I don't know if there are professionals in your area willing to custom calibrate your system,but depending on rates and if you earn a living from your prints,it might be a viable option.
I didn't know you got points for it. Happy to say I don't make a living from it; otherwise I would be starving Just thinking I have finally hit the point where I would like to frame a few bits and pieces of my stuff and I need to get to the bottom of why I am not getting decent results. I expect a lot of experimentation and work ahead but also expect I will be happier than I am now.
The Real World series seems to have stopped at CS5. Nothing newer shows on Amazon. It is a brilliant series of books for sure.
However, Jeff Schewe has authored a new book on the lines of the Camera Raw books called The Digital Negative. Excellent book as usual, pretty much rewritten. I bought it to bring myself up to scratch with ACR 7 and ended up buying Lightroom as a result.
Interestingly, according to Amazon, Jeff has a new book coming out in April 2013 called The Digital Print: Preparing Images in Photoshop and Lightroom. This would very likely be just what the OP is looking for.

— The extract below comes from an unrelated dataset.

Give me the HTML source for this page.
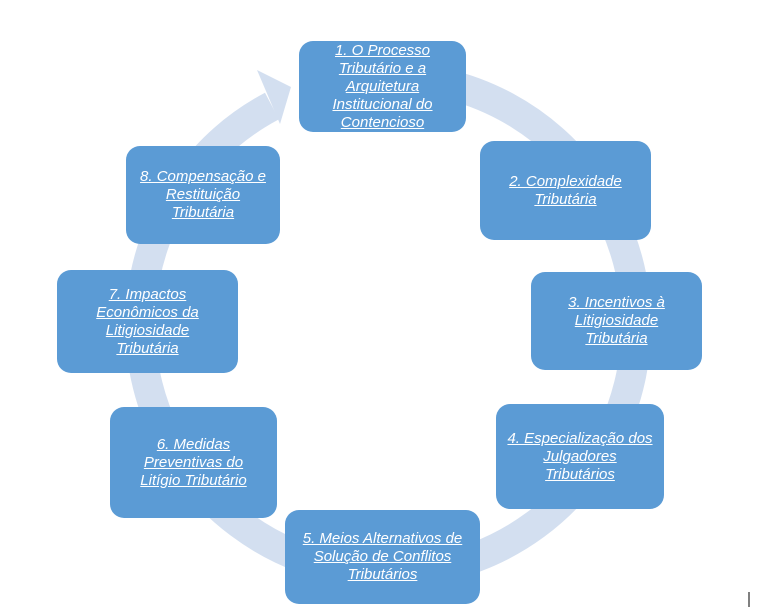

Sorry, Clint, didn't know how to mark you as "correct" too.
No worries. I'm not gathering points. I just returned to the Adobe Forums recently after my Mac caught the PSCS6 has suddenly become a trial edition of PSCS6 Extended bug and have been keeping an eye on developments.
Not to drag this thread on but just to say, late last night I started reading the first few chapters of the Practical Colour Management Guide (Brits--first thing I loved was that they bought an extra vowel. I can relate.) Wrong time of day to start but I was not going to let one more day go by without at least trying to "get" this stuff. Found myself ten pages in and still wanting to read more by the time it was time to go to bed. First thing this morning, started up again. Don't get me wrong. I would still prefer a rip snorting murder mystery or a decent novel but this is actually comprehensible. I am laughing out loud when I read some of this stuff, mainly because I now see where I went hideously wrong when I decided to muck with rendering intents. For the first time in my life I think I understand gamut. Even better, for the first time in my life I think I might actually be able to rig up a semi intelligent workflow. Yeah, a lot of optimism after ten pages but it beats the heck out of feeling like self flagellation which is what reading a lot of colour management stuff has felt like to me. Time to grab a coffee and get a few more pages in.